=== What needs to be done ===
Locate each line containing the string "matplotlib" and copy it out.

(Figure scripts)
----

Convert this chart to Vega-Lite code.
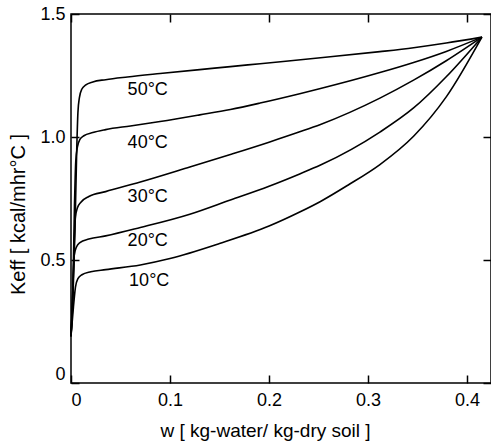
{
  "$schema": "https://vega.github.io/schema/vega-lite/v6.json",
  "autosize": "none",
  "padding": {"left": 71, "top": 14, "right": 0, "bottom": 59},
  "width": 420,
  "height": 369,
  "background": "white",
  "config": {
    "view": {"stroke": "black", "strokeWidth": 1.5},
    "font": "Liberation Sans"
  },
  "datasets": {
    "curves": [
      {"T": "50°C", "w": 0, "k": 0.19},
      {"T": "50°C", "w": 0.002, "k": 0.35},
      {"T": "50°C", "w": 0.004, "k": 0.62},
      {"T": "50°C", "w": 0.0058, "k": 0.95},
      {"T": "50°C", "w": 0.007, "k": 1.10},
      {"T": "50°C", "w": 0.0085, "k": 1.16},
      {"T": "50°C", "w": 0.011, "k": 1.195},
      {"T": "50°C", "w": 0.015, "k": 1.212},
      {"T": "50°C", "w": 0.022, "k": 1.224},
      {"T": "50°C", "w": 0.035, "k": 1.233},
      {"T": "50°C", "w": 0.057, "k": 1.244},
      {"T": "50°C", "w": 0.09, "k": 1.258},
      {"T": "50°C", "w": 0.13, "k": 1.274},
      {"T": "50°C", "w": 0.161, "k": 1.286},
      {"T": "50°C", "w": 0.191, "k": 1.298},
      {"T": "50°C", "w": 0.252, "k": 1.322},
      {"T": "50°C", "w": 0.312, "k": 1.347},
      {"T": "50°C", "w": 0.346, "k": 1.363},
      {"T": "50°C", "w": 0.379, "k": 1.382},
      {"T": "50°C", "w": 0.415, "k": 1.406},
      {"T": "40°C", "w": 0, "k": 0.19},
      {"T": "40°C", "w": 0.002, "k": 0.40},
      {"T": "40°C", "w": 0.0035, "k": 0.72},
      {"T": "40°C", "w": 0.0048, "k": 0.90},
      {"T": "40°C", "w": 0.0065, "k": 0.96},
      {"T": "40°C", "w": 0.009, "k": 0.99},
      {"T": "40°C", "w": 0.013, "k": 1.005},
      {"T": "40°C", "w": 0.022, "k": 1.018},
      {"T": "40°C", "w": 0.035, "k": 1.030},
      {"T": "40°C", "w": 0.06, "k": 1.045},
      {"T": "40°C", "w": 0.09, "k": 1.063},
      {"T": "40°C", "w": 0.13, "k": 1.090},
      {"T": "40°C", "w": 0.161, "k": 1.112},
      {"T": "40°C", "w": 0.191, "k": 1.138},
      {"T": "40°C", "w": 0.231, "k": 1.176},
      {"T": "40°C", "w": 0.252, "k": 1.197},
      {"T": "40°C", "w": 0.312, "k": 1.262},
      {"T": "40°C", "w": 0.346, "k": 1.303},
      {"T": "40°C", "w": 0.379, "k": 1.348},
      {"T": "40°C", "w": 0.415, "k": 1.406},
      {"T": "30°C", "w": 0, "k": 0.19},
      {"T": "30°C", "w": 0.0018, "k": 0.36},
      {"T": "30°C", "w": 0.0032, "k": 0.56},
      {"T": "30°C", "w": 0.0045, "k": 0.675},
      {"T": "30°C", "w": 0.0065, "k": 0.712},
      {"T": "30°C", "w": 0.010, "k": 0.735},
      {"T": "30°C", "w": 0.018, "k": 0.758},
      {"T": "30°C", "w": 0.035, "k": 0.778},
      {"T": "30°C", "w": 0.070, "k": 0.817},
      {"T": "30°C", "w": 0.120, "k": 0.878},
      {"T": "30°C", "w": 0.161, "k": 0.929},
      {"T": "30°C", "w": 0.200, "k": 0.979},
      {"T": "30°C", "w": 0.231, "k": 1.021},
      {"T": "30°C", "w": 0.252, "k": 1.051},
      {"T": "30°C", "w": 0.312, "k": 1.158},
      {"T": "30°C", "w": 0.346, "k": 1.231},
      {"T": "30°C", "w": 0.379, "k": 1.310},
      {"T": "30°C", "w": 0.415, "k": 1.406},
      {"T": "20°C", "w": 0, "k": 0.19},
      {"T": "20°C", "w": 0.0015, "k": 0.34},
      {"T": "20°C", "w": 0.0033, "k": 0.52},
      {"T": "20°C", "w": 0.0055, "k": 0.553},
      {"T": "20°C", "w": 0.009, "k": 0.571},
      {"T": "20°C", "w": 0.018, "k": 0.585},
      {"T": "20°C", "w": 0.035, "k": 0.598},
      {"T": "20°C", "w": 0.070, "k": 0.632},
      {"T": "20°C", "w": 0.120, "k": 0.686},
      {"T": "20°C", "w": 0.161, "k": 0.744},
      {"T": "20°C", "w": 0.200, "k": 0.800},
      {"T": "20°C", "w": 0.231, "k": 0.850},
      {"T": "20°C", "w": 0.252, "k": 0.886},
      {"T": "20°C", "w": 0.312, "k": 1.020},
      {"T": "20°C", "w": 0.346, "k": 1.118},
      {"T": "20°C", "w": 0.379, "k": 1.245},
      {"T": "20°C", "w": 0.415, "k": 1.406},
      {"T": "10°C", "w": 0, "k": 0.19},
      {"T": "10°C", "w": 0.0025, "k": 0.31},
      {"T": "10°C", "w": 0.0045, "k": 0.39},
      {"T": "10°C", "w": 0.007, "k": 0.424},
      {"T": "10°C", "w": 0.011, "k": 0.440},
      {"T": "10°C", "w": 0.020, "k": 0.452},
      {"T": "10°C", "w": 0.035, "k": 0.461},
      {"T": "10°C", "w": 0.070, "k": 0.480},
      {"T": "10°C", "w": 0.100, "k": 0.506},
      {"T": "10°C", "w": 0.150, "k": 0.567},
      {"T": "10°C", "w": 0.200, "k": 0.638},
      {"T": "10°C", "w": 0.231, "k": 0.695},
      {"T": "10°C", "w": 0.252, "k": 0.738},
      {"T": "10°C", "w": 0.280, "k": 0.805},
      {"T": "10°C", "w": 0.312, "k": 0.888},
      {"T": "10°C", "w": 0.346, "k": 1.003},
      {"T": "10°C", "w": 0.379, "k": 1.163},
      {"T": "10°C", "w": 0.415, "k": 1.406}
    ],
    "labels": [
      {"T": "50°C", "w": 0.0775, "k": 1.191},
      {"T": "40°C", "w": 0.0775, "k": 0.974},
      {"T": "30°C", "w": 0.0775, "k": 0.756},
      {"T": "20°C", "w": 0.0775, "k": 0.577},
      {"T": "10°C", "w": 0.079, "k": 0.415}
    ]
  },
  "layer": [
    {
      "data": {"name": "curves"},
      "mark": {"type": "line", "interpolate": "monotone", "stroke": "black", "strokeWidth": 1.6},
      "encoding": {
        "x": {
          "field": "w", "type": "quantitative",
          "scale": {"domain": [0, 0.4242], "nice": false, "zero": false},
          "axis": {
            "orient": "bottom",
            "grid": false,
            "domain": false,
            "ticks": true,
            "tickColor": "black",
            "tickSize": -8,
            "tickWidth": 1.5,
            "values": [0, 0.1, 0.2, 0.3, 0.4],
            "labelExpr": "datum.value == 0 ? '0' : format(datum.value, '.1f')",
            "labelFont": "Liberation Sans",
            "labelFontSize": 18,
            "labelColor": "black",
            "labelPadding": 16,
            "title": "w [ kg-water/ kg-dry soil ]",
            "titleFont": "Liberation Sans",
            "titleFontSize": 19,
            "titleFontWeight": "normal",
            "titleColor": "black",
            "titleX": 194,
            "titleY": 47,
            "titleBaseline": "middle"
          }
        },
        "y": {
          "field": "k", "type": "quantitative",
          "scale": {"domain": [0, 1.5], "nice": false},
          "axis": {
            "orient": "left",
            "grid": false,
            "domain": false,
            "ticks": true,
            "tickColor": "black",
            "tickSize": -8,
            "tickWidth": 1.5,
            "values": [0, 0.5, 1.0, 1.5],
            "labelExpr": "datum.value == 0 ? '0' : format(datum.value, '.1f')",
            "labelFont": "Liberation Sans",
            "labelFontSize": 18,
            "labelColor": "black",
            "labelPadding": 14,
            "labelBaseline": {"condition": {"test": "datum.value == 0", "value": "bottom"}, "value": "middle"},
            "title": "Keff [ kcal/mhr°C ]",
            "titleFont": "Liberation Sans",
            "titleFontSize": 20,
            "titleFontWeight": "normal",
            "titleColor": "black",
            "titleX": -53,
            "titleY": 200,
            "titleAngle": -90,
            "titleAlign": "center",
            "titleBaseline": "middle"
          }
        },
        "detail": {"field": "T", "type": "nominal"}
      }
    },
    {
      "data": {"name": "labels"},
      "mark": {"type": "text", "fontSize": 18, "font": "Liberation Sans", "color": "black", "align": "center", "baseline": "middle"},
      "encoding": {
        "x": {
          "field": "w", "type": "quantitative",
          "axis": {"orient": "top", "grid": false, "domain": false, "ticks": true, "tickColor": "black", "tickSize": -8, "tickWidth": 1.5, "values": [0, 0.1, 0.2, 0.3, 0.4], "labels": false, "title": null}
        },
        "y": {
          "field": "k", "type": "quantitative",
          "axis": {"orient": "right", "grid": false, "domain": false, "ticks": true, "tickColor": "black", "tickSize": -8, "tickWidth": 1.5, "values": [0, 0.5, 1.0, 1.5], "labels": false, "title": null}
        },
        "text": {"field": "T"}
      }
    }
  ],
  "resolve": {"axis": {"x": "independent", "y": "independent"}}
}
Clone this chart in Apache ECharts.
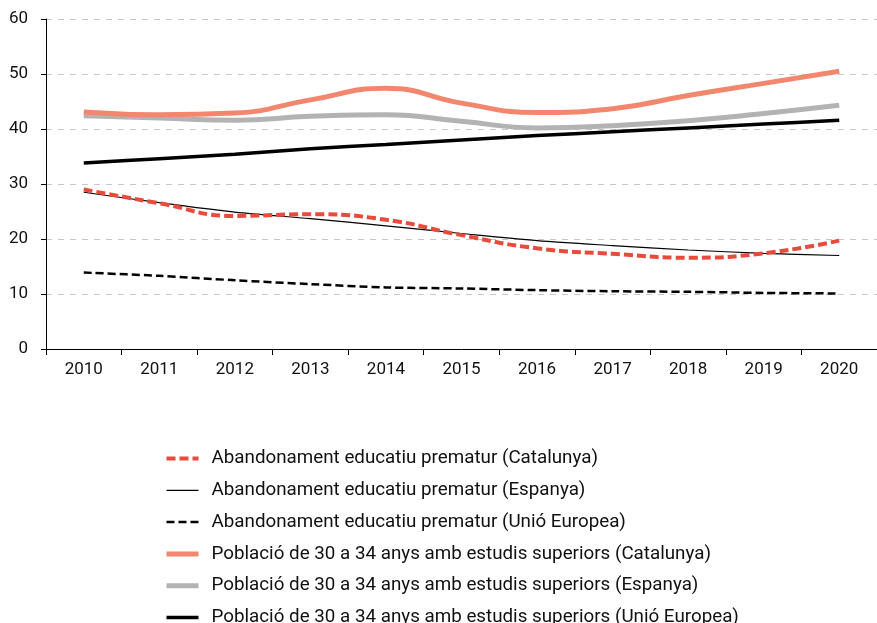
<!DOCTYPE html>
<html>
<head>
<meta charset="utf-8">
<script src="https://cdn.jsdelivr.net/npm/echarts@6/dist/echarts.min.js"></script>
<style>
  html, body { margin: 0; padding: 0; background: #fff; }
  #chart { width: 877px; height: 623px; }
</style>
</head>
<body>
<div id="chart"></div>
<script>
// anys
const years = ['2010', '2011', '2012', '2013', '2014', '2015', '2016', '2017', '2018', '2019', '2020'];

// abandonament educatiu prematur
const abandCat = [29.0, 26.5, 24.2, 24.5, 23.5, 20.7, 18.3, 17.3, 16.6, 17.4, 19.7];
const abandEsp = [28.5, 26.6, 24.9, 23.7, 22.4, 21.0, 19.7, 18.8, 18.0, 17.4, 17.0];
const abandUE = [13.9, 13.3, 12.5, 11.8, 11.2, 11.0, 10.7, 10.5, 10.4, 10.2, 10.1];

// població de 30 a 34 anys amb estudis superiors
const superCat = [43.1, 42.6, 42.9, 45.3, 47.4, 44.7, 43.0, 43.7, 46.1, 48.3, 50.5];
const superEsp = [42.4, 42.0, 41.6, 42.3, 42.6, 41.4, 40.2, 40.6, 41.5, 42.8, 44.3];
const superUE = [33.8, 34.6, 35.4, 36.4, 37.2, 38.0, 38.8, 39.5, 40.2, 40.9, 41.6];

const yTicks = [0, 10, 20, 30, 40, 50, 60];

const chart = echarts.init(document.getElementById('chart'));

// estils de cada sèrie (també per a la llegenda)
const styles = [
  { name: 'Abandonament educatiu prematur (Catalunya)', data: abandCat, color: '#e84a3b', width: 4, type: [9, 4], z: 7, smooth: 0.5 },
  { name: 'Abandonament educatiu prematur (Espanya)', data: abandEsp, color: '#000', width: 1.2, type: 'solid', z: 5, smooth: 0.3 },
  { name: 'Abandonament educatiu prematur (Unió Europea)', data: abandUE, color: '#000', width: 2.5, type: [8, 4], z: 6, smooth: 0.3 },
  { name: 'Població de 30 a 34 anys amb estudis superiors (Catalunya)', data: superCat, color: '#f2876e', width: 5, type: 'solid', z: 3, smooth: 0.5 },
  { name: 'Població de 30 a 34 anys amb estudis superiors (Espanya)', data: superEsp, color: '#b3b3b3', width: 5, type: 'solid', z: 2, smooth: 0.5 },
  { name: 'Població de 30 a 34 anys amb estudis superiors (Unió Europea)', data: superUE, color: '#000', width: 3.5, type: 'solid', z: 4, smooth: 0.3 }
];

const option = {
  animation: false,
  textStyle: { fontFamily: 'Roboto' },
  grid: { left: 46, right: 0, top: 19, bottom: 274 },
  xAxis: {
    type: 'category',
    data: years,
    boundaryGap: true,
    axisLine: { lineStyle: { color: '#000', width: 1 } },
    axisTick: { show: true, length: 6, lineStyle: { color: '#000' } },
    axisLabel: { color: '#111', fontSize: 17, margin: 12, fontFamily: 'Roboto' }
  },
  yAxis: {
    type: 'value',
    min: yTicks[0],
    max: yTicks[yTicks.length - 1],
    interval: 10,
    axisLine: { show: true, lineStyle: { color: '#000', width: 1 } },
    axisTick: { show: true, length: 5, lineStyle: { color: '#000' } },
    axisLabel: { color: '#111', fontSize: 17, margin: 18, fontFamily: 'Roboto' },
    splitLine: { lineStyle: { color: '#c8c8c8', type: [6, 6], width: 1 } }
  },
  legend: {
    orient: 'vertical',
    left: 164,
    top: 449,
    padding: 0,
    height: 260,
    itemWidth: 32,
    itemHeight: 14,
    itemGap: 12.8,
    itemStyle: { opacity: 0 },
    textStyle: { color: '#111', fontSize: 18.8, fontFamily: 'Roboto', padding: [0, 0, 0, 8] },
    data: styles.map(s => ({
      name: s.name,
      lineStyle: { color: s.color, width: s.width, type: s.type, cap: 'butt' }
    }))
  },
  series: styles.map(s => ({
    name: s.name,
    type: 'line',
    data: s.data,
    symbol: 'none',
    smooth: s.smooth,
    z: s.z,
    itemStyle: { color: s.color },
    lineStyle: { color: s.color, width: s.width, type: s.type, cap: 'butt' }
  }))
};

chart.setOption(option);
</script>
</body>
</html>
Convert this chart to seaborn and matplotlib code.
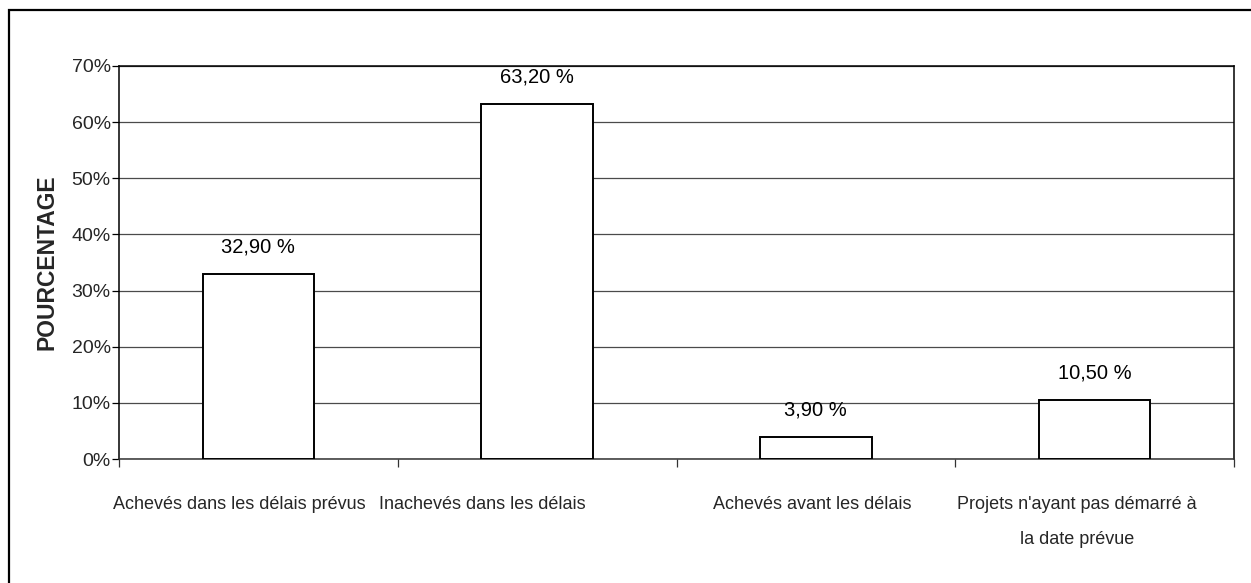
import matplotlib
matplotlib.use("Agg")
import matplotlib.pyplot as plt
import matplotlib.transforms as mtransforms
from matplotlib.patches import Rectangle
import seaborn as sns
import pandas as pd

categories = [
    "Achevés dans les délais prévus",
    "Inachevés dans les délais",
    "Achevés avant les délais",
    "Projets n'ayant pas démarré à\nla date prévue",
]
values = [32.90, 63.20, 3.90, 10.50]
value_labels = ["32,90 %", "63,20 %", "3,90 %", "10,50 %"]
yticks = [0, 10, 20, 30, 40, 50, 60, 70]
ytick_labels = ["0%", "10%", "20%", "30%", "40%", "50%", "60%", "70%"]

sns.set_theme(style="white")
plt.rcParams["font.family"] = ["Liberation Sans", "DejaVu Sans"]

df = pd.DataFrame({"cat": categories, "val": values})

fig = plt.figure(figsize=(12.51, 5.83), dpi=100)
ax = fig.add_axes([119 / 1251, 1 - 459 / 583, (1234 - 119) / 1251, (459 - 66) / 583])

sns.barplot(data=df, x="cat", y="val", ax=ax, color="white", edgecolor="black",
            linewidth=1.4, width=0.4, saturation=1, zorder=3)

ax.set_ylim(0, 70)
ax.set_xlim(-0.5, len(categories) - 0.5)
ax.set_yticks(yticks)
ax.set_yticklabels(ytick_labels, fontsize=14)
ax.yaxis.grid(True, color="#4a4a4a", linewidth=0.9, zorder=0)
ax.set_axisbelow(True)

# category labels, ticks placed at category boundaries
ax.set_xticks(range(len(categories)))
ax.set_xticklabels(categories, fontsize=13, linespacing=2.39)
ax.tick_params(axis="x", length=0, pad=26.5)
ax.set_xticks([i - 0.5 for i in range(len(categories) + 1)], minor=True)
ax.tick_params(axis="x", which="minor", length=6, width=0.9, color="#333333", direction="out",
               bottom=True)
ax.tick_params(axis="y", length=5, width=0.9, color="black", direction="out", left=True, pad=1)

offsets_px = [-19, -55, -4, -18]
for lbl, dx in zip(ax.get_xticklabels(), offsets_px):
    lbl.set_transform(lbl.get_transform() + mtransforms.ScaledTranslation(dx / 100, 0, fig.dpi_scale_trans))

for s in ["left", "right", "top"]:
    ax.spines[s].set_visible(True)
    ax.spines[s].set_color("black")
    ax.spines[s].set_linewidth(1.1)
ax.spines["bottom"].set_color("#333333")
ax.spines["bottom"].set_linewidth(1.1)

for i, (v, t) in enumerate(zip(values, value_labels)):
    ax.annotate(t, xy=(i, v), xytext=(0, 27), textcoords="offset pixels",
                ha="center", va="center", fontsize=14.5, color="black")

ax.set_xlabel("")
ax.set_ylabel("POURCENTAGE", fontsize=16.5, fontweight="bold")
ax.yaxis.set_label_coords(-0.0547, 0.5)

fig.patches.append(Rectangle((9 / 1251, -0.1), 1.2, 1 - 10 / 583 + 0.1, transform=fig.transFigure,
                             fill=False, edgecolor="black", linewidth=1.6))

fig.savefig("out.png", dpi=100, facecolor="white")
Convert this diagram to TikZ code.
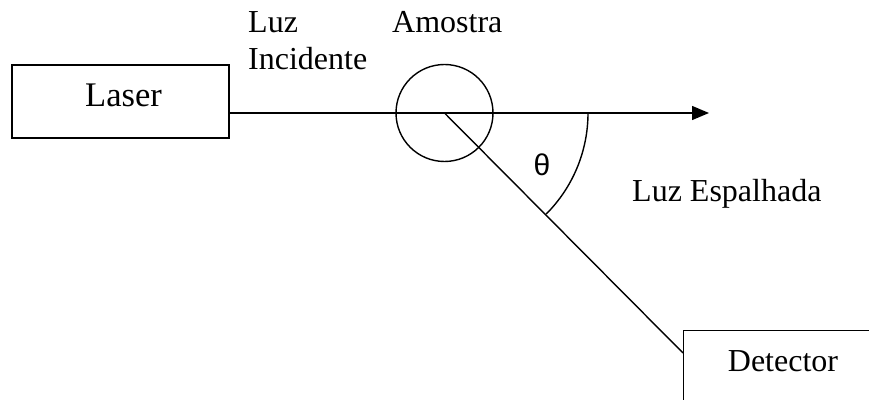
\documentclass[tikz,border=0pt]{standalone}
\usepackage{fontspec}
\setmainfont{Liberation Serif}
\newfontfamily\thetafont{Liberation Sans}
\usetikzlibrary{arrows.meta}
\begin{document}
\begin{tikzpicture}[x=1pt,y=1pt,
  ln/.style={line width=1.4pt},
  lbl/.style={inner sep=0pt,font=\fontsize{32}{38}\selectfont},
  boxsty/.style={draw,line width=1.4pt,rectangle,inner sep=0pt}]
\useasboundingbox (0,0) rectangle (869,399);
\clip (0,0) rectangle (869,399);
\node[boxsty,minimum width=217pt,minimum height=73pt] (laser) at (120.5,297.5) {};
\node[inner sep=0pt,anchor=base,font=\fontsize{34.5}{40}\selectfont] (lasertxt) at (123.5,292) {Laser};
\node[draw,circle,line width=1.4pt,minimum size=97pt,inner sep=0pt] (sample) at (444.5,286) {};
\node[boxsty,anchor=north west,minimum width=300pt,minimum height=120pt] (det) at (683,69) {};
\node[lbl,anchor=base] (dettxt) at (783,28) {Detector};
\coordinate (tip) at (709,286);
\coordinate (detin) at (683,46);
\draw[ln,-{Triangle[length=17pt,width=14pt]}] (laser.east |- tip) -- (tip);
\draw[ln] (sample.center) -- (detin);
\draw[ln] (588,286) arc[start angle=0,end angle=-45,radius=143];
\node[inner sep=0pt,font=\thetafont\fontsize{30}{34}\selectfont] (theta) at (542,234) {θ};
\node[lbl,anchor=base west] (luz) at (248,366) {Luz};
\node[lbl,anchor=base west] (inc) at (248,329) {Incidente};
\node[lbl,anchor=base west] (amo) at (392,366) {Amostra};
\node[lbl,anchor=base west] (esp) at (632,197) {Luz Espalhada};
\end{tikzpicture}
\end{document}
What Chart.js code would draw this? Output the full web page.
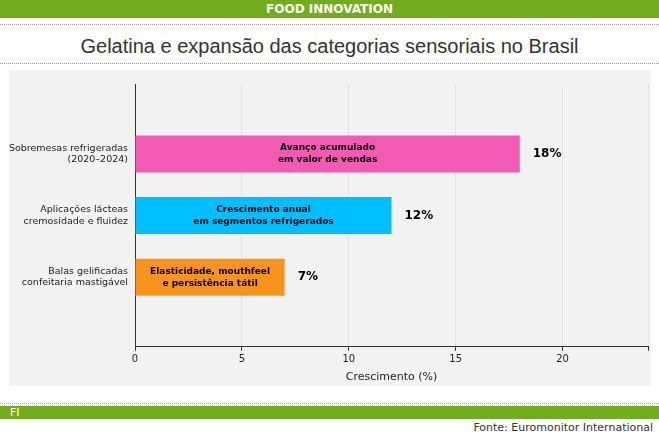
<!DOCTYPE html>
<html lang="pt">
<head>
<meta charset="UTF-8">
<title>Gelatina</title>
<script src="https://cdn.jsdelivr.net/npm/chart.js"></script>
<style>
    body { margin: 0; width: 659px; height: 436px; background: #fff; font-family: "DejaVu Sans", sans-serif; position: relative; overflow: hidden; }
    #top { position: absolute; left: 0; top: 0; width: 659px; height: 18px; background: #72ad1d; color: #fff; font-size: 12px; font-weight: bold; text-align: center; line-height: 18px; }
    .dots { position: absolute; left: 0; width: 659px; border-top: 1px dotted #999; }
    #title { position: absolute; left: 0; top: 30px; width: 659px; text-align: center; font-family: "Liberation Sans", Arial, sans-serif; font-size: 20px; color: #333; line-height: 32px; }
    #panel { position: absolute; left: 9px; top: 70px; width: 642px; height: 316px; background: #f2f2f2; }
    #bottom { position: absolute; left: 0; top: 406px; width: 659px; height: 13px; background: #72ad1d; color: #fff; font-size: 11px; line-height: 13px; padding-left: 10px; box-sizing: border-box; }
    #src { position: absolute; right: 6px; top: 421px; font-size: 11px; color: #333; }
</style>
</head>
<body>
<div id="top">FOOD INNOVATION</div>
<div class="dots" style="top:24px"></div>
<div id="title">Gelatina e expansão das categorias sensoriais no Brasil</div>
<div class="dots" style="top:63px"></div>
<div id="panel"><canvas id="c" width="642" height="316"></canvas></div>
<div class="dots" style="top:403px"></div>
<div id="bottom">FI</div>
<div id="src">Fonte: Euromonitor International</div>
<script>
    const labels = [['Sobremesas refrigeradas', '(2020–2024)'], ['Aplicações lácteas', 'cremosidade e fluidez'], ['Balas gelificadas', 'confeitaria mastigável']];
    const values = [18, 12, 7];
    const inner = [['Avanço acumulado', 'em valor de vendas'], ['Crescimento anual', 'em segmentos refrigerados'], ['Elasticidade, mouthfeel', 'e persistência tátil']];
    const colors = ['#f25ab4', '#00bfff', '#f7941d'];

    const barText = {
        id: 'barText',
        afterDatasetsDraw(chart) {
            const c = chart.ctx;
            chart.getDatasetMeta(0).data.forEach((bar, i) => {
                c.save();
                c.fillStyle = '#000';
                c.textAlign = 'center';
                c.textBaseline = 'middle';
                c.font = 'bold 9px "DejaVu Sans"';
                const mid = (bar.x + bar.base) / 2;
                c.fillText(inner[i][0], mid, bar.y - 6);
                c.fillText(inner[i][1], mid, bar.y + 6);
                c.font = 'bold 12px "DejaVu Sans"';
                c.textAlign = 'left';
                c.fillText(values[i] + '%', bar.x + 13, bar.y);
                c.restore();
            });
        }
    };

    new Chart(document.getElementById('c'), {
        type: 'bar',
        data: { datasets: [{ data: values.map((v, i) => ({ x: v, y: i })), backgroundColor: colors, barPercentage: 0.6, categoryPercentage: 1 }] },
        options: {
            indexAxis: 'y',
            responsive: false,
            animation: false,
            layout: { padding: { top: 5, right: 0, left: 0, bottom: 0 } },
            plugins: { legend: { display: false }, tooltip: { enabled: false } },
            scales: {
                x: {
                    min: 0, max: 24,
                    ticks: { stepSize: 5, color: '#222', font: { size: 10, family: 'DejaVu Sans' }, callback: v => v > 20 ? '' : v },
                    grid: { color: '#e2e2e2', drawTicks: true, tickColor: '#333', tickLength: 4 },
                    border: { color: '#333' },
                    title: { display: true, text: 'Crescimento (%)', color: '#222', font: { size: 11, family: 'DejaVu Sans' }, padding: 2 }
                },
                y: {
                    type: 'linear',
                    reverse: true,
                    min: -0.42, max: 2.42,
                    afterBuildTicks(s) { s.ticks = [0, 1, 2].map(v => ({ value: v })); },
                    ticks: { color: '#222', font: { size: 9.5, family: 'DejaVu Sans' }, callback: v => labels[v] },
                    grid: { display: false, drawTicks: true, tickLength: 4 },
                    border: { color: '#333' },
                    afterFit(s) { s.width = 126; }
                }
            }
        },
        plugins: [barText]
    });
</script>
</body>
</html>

----

=== Task output ===
Convert this chart to seaborn and matplotlib code.
import matplotlib
matplotlib.use("Agg")
import matplotlib.pyplot as plt
import matplotlib.transforms as mtransforms
from matplotlib.patches import Rectangle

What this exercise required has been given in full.